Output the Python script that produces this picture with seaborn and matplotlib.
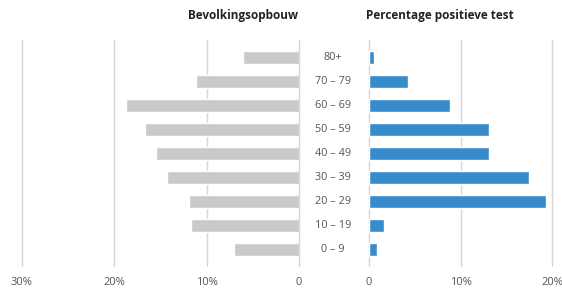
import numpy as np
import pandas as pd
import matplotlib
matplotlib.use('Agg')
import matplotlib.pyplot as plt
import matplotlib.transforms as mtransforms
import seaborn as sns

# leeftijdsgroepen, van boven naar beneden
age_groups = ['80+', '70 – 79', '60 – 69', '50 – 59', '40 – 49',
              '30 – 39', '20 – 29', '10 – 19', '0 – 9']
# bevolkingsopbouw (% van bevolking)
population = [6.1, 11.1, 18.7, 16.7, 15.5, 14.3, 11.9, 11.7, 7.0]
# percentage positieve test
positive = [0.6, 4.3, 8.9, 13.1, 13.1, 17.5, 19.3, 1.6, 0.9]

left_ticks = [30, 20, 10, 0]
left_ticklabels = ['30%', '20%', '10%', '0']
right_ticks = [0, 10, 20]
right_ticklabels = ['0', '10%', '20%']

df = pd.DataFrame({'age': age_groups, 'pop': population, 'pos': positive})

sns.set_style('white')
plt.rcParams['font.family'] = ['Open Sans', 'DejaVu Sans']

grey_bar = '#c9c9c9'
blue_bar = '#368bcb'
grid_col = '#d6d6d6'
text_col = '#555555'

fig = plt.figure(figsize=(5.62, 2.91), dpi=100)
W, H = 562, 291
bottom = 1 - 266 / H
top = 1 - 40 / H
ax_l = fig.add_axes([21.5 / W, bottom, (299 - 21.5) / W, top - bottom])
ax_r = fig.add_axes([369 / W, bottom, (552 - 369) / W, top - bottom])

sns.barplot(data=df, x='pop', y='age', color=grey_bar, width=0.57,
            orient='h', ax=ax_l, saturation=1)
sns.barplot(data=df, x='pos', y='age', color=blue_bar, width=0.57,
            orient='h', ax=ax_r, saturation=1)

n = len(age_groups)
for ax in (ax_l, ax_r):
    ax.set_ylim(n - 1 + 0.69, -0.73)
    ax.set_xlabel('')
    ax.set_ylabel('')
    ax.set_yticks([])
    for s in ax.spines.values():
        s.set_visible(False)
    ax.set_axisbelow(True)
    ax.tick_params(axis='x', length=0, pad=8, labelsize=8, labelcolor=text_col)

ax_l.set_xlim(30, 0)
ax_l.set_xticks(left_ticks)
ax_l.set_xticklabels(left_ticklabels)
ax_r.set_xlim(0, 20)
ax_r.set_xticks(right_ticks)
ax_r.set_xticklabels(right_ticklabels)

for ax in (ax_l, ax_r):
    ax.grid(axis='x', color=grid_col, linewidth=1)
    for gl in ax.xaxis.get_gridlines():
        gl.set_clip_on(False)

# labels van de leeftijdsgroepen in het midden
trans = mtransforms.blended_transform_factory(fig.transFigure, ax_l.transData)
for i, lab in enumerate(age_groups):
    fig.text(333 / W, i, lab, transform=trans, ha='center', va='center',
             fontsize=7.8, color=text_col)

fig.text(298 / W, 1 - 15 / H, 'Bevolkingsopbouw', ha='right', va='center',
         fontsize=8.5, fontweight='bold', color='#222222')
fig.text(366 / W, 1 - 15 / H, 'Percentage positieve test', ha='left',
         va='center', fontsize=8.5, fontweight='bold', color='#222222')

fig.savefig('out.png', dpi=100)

_____

Task description> Every line from the top of the material above through the line with "import seaborn as sns" should be duplicated exactly, please; leave out the pictures.

Problem solution>
Output the Python script that produces this picture with seaborn and matplotlib.
import numpy as np
import pandas as pd
import matplotlib
matplotlib.use('Agg')
import matplotlib.pyplot as plt
import matplotlib.transforms as mtransforms
import seaborn as sns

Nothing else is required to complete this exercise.